A solução: Impor uma solidariedade internacional
O capitalismo não se defini justamente
pelo desprezo dos danos colaterais? Em uma lógica onde somente o lucro
importa, os danos ambientais não estão incluídos nos custos de produção e
são em princípio ignorados. Mesmo as tentativas de taxar poluidores ou
de colocar um preço sobre os recursos naturais (incluindo o ar) estão
condenadas ao fracasso. Para estabelecer uma nova forma de interação com
o nosso meio ambiente, é preciso uma mudança política e econômica
radical, isso que Sloterdijk chama de “domesticação da besta selvagem
Cultura”.
Até agora, cada cultura disciplina seus
membros e lhes garante a paz civil através dos meios do poder estatal.
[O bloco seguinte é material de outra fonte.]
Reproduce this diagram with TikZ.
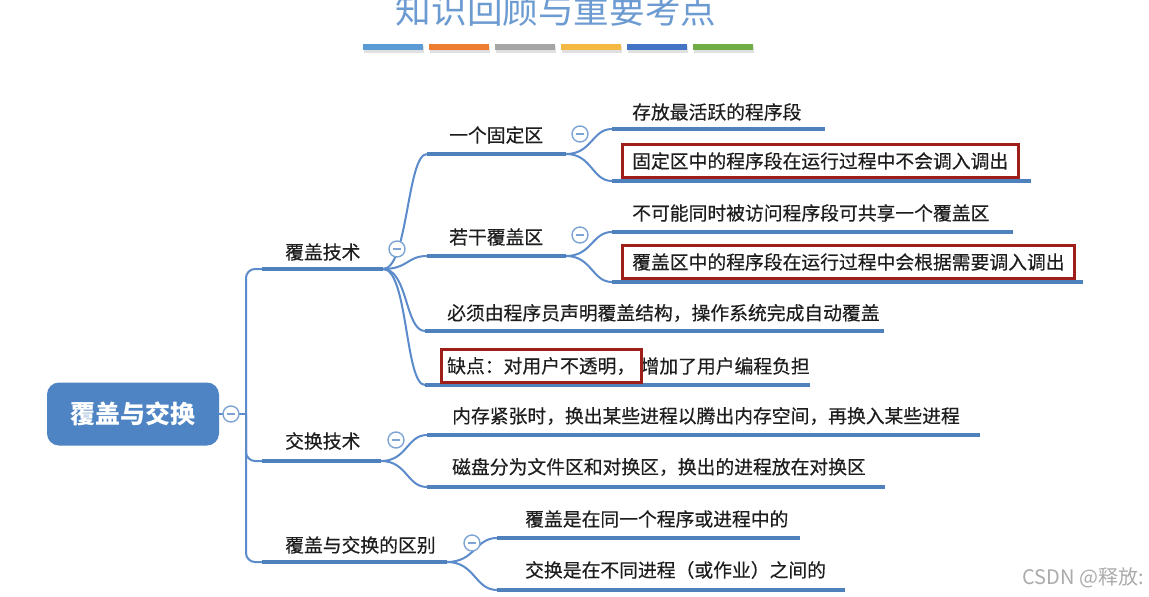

Mas as relações entre as diferentes culturas e Estados permanecem
constantemente ameaçadas por uma guerra potencial, a paz não sendo que
um armistício temporário. Hegel mostrou que a ética de um Estado culmina
neste supremo ato de heroísmo, a vontade de sacrificar sua vida para a
nação. Em outras palavras, a barbárie das relações interestatais serve
de fundamento para a vida ética no próprio seio de um Estado. A Coreia
do Norte, lançada à corrida dos armamentos nucleares, ilustra bem essa
lógica de soberania incondicional do Estado-nação.
A necessidade de civilizar as próprias
civilizações, de impor uma solidariedade e uma cooperação universal
entre todas as comunidades humanas se tornou muito mais difícil com o
aumento da violência sectária e étnica e pela vontade “heroica” de se
sacrificar (assim como o mundo inteiro) em nome de uma causa. Superar o
expansionismo capitalista, estabelecer uma cooperação e solidariedade
internacional capaz de gerar um poder executivo que transcenda a
soberania do Estado: não é assim que poderemos esperar proteger nossos
bens comuns naturais e culturais? Se essas medidas não tendem em direção
ao comunismo, se eles não implicam um horizonte comunista, então o
termo “comunismo” está vazio de sentido.